You’re hoping that funding spreads / basis behave in a way that offsets those flows.

But in stress, markets don’t politely offset. They reinforce.

6. The 2008-style stress scenario

What happens in a real crisis scenario like the classic stress: USD funding stress, JPY as safe haven, basis dislocates?

• USDJPY falls hard (JPY strengthens). • Long-dated callability disappears → the note “lives longer.” Now you’re stuck wearing massive long-term vega you didn’t want. • At the same time, cross-currency funding/basis moves in the “wrong” direction. The curve move doesn’t hedge your FX move — it doubles the pain.

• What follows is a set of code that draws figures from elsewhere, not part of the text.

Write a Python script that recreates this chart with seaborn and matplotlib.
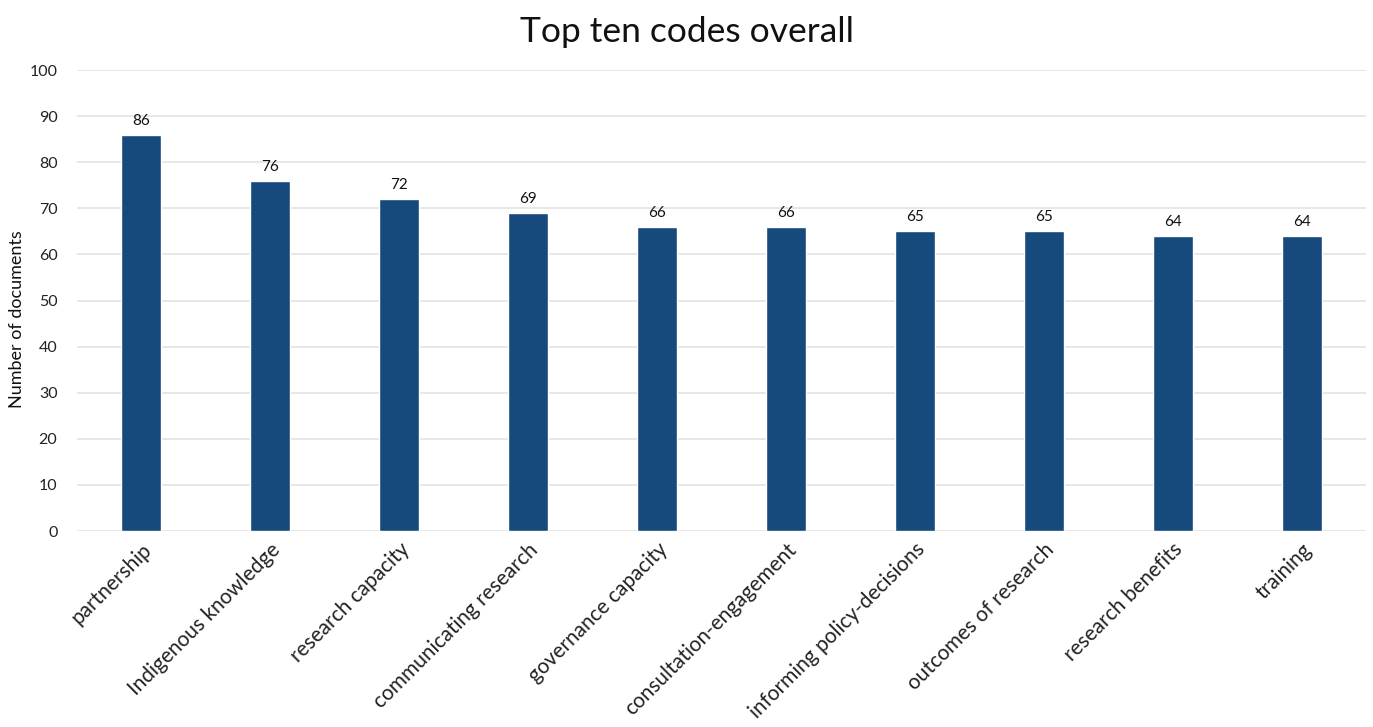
import matplotlib
matplotlib.use("Agg")
import matplotlib.pyplot as plt
import seaborn as sns
import pandas as pd

codes = ["partnership", "Indigenous knowledge", "research capacity",
         "communicating research", "governance capacity", "consultation-engagement",
         "informing policy-decisions", "outcomes of research", "research benefits",
         "training"]
documents = [86, 76, 72, 69, 66, 66, 65, 65, 64, 64]
y_ticks = [0, 10, 20, 30, 40, 50, 60, 70, 80, 90, 100]

sns.set_theme(style="white")
plt.rcParams["font.family"] = ["Lato", "DejaVu Sans"]

df = pd.DataFrame({"code": codes, "documents": documents})

fig = plt.figure(figsize=(13.73, 7.27), dpi=100)
ax = fig.add_axes([0.056, 0.2696, 0.939, 0.6341])

sns.barplot(data=df, x="code", y="documents", color="#174A7C", width=0.31,
            saturation=1, ax=ax, zorder=3)

ax.set_ylim(0, 100)
ax.set_xlim(-0.5, len(codes) - 0.5)
ax.set_yticks(y_ticks)
ax.yaxis.grid(True, color="#e3e3e3", linewidth=1.2, zorder=0)
ax.set_axisbelow(True)
for s in ax.spines.values():
    s.set_visible(False)

ax.tick_params(axis="y", labelsize=11.5, length=0, pad=14, colors="#222222")
ax.tick_params(axis="x", labelsize=15, length=0, pad=6, colors="#222222")
plt.setp(ax.get_xticklabels(), rotation=45, ha="right", rotation_mode="anchor")

ax.set_xlabel("")
ax.set_ylabel("Number of documents", fontsize=13, color="#111111")
ax.yaxis.set_label_coords(-0.040, 0.46)

for container in ax.containers:
    ax.bar_label(container, labels=[str(v) for v in documents], padding=5,
                 fontsize=11, color="#111111")

fig.suptitle("Top ten codes overall", fontsize=25.5, y=0.978, color="#111111")

fig.savefig("out.png", dpi=100)
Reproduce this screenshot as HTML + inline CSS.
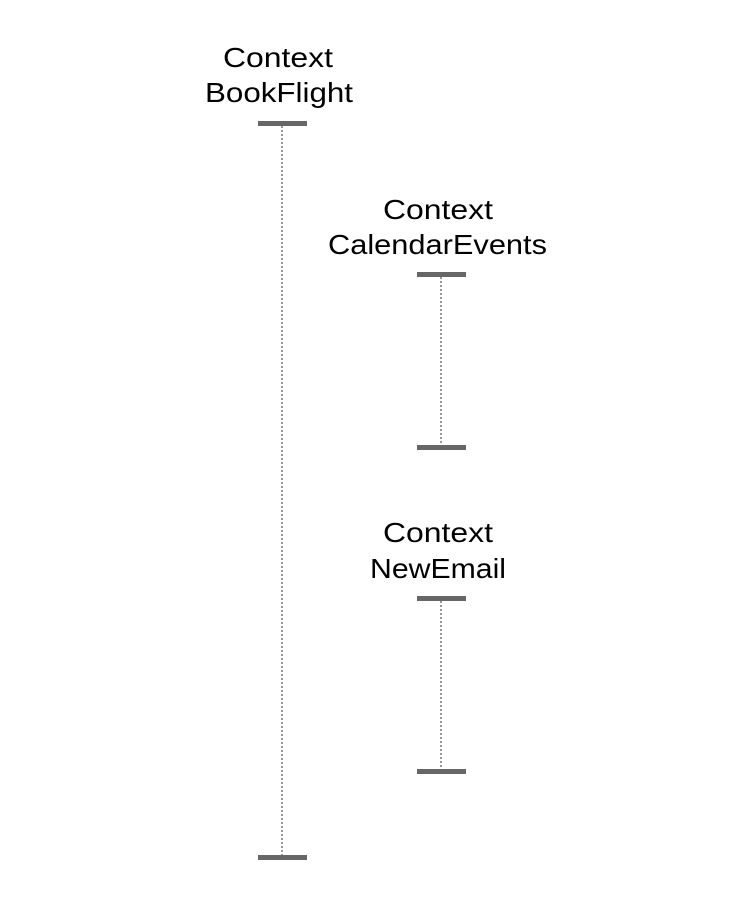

That is short cross gamma in plain language: “Both sliders moved, but instead of cancelling, they teamed up against me.”

The lose/lose corner

• Investor: coupon collapses, call never triggers, note maturity effectively extends to 20y–30y. • Dealer: forced to hedge ultra-long vega at the worst time, and hedge rate/FX interaction in a market where liquidity is one-way. • Everyone: “Wait, wasn’t this marketed as safe carry?”

7. Why desks say “be long convexity”

Convexity is the property that big moves help you instead of kill you. In PRDC-style flow, issuers sold that convexity twice: once in FX vs rates, and again across maturity (because of the callable feature).

Being short convexity in two dimensions is what made this lethal. You weren’t just betting on where USDJPY goes or where long-end USD yields go. You were betting that the relationship between the two behaves “normally,” forever.

Spoiler: relationships don’t behave in panic.

☕ CoffeeQuant · Cross gamma = “what if two bad things happen together?” If you can’t point to who’s long that risk… it’s probably you.